On this train, the conductor wears black
-- Rank and File, "The Conductor Wore Black"
The conductor might wear black, but the numbers are in the red:
American high-speed rail boosters often yearn that the rail networks of Europe and China could be brought to our shores. A look across the pond suggests that some of these “model” high-speed rail systems aren’t doing so hot. Consider the Netherlands, which is now dealing with the fallout of its own botched high-speed rail project.Oh, about those numbers:
The Dutch plan began modestly, as an attempt to increase travel speeds between Amsterdam and Brussels, two important cities that are only 127 miles apart. When the system was unveiled in late 2012, however, it immediately became an “utter debacle,” in the words of one labor leader. After less than a month of operation, the service was shut down due to repeated mechanical failures, software malfunctions, and poor maintenance which frequently left passengers stranded in the middle of the route.
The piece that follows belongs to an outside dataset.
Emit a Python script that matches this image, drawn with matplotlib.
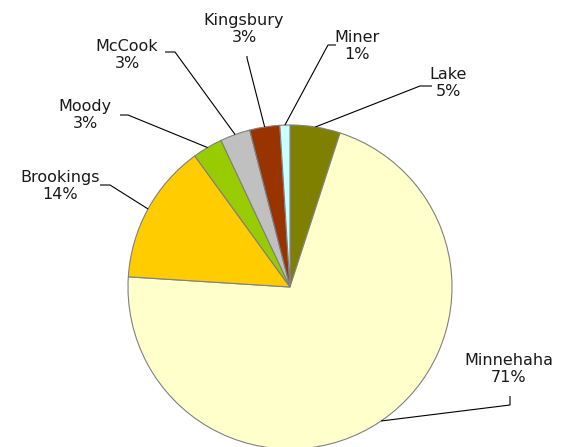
import numpy as np
import matplotlib
matplotlib.use("Agg")
import matplotlib.pyplot as plt

# county shares, clockwise from 12 o'clock
counties = ['Lake', 'Minnehaha', 'Brookings', 'Moody', 'McCook', 'Kingsbury', 'Miner']
shares = [5, 71, 14, 3, 3, 3, 1]
colors = ['#808000', '#FFFFCC', '#FFCC00', '#99CC00', '#C0C0C0', '#993300', '#CCFFFF']

# label centre and elbow of the leader line, in pixels of the 567x447 canvas
label_px = [(448, 83), (509, 369), (60, 186), (85, 115), (127, 55), (244, 29), (357, 46)]
elbow_px = [[(420, 86), (432, 86)], [(510, 405), (510, 396)], [(110, 185), (100, 185)],
            [(128, 115), (120, 115)], [(175, 52), (165, 52)], [(247, 58), (247, 56)],
            [(328, 45), (336, 45)]]

W, H = 567, 447
cx, cy, R = 290, 287, 162


def to_data(px, py):
    return (px - cx) / R, (cy - py) / R


fig = plt.figure(figsize=(W / 100, H / 100), dpi=100)
ax = fig.add_axes([0, 0, 1, 1])
wedges, _ = ax.pie(shares, colors=colors, startangle=90, counterclock=False,
                   wedgeprops=dict(edgecolor='#808080', linewidth=0.8))
ax.set_aspect('auto')
ax.set_xlim(-cx / R, (W - cx) / R)
ax.set_ylim(-(H - cy) / R, cy / R)
ax.axis('off')

for w, name, val, lp, el in zip(wedges, counties, shares, label_px, elbow_px):
    mid = np.deg2rad((w.theta1 + w.theta2) / 2)
    pts = [(np.cos(mid), np.sin(mid))] + [to_data(*p) for p in el]
    xs, ys = zip(*pts)
    ax.plot(xs, ys, color='black', lw=0.8, solid_capstyle='butt')
    tx, ty = to_data(*lp)
    ax.text(tx, ty, f'{name}\n{val}%', ha='center', va='center', fontsize=11.5,
            color='#1a1a1a', linespacing=1.2)

fig.savefig('out.png', dpi=100)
The Dutch state pays ProRail and Infraspeed about €10m per month to operate the line, which it expects to regain through payments from train companies that use the line, said Rob Goverde, a railway expert at Delft Technical University. The NS won the contract to operate Fyra in 2001 by offering to pay the state €167m per year, a bid considered far too high by independent experts, and which was sharply reduced last year when the Fyra appeared at risk of bankruptcy.As usual, Walter Russell Mead asks the proper question:
This is an embarrassment for the countries involved, but it is also a bad sign for similar projects in the US. If high speed rail isn’t working in one of the most densely populated and affluent corridors on Earth, and if Europeans with decades of experience can’t keep the service running, what does this tell us about California’s chances?Nothing good. On the bright side, the current projected cost of the line in California is only $78 billion.